*WORK TO BE COMPLETED*
Retype exactly the lines from the first one through the line with "import * as", including both ends; skip any pictures.

##############################

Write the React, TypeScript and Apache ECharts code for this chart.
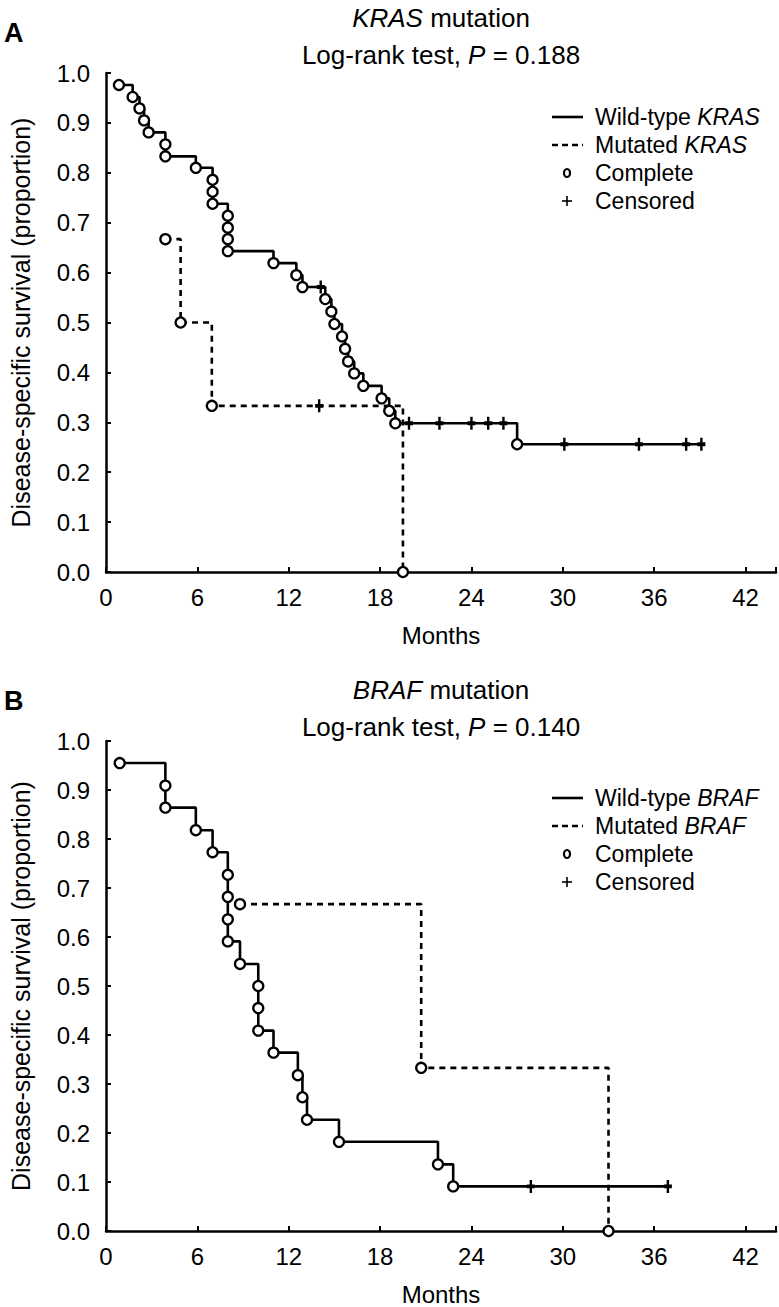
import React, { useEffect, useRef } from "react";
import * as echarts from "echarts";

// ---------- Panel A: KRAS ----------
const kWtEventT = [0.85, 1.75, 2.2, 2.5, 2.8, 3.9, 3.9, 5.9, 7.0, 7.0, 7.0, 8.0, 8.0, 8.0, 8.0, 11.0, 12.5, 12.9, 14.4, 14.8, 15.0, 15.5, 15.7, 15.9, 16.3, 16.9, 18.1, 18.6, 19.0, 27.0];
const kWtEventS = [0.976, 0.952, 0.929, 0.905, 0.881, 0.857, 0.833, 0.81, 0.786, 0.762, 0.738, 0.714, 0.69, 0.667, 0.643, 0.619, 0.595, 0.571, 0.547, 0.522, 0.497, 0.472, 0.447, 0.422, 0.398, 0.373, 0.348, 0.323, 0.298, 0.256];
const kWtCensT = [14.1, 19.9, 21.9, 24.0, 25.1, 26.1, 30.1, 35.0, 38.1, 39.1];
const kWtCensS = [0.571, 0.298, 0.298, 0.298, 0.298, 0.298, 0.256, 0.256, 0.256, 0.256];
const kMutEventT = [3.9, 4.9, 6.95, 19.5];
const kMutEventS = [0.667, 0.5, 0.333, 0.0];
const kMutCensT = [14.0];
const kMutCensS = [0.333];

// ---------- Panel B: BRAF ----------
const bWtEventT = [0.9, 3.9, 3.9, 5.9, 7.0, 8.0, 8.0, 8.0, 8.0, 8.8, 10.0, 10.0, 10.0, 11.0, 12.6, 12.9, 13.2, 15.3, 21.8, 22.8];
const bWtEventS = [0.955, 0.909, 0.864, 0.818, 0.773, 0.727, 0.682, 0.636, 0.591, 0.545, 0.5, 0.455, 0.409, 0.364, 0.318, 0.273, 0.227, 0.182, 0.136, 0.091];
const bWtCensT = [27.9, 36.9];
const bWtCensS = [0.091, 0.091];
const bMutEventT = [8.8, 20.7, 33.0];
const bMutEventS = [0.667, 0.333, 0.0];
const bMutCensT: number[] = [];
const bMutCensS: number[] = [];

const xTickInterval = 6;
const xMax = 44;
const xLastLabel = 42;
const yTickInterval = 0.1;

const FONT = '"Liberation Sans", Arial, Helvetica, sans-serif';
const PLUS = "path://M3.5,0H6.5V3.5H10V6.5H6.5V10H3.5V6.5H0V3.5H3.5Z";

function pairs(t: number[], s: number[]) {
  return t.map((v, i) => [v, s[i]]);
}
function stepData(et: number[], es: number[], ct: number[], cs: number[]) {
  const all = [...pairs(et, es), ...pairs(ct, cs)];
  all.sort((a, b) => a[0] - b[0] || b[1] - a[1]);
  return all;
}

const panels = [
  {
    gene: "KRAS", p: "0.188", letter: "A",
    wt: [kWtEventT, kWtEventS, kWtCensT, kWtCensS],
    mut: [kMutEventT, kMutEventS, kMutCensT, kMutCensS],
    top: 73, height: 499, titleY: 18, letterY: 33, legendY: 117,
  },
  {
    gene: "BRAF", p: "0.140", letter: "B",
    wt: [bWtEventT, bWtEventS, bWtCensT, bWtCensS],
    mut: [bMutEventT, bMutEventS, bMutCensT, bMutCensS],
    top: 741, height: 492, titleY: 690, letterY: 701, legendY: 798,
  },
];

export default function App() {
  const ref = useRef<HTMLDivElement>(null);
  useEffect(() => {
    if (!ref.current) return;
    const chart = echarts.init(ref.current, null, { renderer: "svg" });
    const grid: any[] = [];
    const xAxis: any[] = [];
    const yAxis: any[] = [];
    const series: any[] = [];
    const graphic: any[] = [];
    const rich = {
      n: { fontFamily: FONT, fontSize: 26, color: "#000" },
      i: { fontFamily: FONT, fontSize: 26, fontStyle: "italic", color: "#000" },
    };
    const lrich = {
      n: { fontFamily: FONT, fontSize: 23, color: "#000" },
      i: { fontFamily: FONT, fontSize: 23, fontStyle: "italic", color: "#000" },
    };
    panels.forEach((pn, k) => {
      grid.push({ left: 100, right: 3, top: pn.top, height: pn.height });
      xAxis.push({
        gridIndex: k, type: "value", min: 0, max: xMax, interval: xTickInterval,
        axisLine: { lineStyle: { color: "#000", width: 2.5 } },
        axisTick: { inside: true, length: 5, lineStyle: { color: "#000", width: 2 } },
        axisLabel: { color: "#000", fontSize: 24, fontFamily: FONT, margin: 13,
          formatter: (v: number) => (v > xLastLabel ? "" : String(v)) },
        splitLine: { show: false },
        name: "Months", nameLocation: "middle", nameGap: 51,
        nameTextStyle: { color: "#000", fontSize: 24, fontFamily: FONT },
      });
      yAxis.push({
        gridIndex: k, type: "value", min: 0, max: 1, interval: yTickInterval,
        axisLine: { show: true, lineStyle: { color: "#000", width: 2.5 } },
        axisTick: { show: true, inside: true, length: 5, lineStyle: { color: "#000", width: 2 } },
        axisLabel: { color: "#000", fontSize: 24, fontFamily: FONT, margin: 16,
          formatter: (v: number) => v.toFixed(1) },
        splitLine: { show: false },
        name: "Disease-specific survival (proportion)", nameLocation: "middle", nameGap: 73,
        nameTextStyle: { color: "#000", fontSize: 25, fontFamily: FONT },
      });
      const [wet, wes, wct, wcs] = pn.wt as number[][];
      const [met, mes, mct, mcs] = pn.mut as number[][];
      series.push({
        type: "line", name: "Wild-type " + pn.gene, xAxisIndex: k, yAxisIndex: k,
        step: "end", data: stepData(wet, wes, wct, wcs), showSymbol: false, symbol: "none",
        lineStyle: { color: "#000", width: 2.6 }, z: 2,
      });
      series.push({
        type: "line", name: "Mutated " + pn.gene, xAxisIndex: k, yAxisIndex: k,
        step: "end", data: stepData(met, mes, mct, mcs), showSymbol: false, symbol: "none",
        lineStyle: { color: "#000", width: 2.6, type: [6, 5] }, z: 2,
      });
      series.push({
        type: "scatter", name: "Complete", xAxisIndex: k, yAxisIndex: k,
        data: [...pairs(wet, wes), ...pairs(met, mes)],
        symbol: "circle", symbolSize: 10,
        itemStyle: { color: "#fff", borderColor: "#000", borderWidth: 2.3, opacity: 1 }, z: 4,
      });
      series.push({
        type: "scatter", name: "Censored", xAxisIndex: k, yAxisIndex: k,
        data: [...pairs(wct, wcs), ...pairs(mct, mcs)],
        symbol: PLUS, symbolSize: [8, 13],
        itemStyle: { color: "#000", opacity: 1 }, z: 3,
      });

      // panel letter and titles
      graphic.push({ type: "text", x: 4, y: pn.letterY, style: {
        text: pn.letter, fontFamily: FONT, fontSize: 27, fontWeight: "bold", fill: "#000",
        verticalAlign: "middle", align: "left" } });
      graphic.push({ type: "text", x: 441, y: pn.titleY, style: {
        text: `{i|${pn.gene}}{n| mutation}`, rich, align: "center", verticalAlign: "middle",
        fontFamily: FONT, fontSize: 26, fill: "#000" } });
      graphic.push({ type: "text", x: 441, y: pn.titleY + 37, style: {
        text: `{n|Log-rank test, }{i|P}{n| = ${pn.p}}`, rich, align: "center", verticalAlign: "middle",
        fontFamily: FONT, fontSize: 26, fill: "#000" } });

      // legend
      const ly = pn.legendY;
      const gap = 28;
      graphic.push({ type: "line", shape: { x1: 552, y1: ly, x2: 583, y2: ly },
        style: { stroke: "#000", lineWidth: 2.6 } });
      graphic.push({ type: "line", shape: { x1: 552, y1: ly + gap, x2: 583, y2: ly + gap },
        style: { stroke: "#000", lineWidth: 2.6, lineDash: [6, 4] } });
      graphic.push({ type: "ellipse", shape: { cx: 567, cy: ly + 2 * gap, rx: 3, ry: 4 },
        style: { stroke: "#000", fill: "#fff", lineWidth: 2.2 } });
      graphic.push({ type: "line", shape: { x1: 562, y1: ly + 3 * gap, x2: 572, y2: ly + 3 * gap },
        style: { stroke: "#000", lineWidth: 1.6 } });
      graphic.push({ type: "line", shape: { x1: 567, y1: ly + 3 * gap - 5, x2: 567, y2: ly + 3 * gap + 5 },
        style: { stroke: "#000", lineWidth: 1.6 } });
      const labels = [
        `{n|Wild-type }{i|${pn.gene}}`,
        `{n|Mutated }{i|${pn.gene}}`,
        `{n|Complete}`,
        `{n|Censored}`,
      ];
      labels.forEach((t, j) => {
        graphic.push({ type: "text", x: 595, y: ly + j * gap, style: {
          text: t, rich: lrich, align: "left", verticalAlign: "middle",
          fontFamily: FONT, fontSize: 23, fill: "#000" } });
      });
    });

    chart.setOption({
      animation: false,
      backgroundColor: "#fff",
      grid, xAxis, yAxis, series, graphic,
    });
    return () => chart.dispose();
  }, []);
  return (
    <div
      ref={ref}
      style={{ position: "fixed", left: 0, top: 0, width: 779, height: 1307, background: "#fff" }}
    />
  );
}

##############################

*SOLVED PROBLEM*
Write the React, TypeScript and Apache ECharts code for this chart.
import React, { useEffect, useRef } from "react";
import * as echarts from "echarts";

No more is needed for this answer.